Implements: found object sculpture The Harlow Gallery is pleased to announce its first exhibition of 2014. Implements brings together four Maine artists who share a fascination with tools, utensils and industrial detritus, and who integrate these and other found objects into their artwork. Implements will feature found object sculpture by Maureen Block, Ellen Gibson, Mildred Johnson and Jonathan Price from […]
The Harlow Gallery is pleased to announce its first exhibition of 2014. Implements brings together four Maine artists who share a fascination with tools, utensils and industrial detritus, and who integrate these and other found objects into their artwork.
Implements will feature found object sculpture by Maureen Block, Ellen Gibson, Mildred Johnson and Jonathan Price from January 17 to February 8, 2014 at the Harlow Gallery, located at 160 Water Street in Hallowell. The public is invited to meet the artists at an opening reception on Friday, January 17th from 5-8 pm. The gallery is open Wednesday-Saturday noon to 6 pm or by chance or appointment.
Maureen Block worked at her small family owned sawmill for twenty years while raising three sons. She now works at Spindleworks in Brunswick mentoring artists with disabilities and she is studio assistant to artist Mildred Johnson. With minimal formal education in art, the heart of her work lies in the rusty surfaces and smooth patina of found objects and the stories they tell. Maureen describes her sculpture as an attempt to bind a history and place with new narratives. She especially credits the influences of design and spirit found in the art of the Inuit, African and Oceanic peoples.

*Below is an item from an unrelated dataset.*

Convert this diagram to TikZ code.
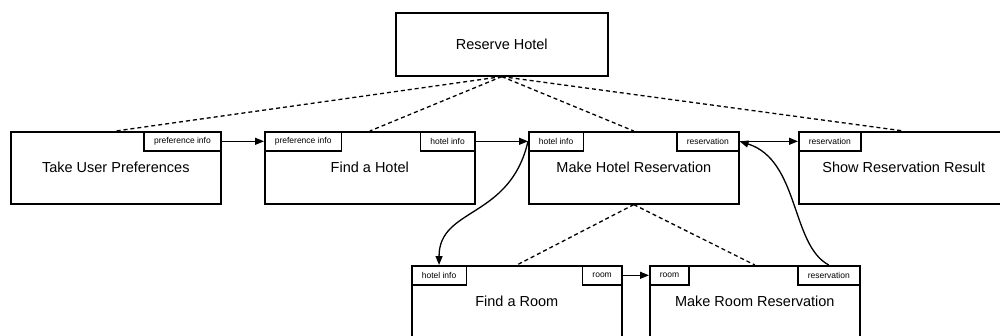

Ellen Gibson has been a furniture maker and sculptor for 40 years using a wide range of materials. Her work ranges from larger than life-sized figures and objects to small jewelry. All materials have a narrative quality – size, weight, feel, patina, history – and Gibson chooses materials for these characteristics, using found objects as well as fabricated parts and work in several series at one time. Tools – how they are used and who uses them – are important references. The connections between parts and the transitions between materials are very important to the artist and the hardware she chooses is as specific as the materials used. Gibson received an MFA from the Mass. College of Art and currently resides in Hallowell, Maine.
Mildred Johnson graduated from the University of Oregon in 1948 with a degree in architecture. After working in San Francisco and New York City as an architect/designer, she moved to the Boston area and began her career as a painter and fiber artist. She taught weaving and design for many years and exhibited widely in and around Boston.
Johnson moved to Maine in 2004 and maintains a studio at Fort Andross in Brunswick where she is working on assemblages and mixed media collage. She lives in Topsham.
Of her work as an artist Johnson says, “I honestly can’t remember a time when I wasn’t making art. As a kid I used to find scraps of wood and other junk and make my own toys, so my interest in building has been with me for a long time. I guess I’ve never really grown up – I’m still playing with found materials – and I still feel the excitement of discovery that I remember as a child.”
Jonathan Price spends most of his time wandering around looking for things that usually don’t exist. When his motorbike runs out of gas, or his legs get too tired he then sets out to create what it is he couldn’t find. He works at SpinOff Studios in Hallowell and lives in West Gardiner.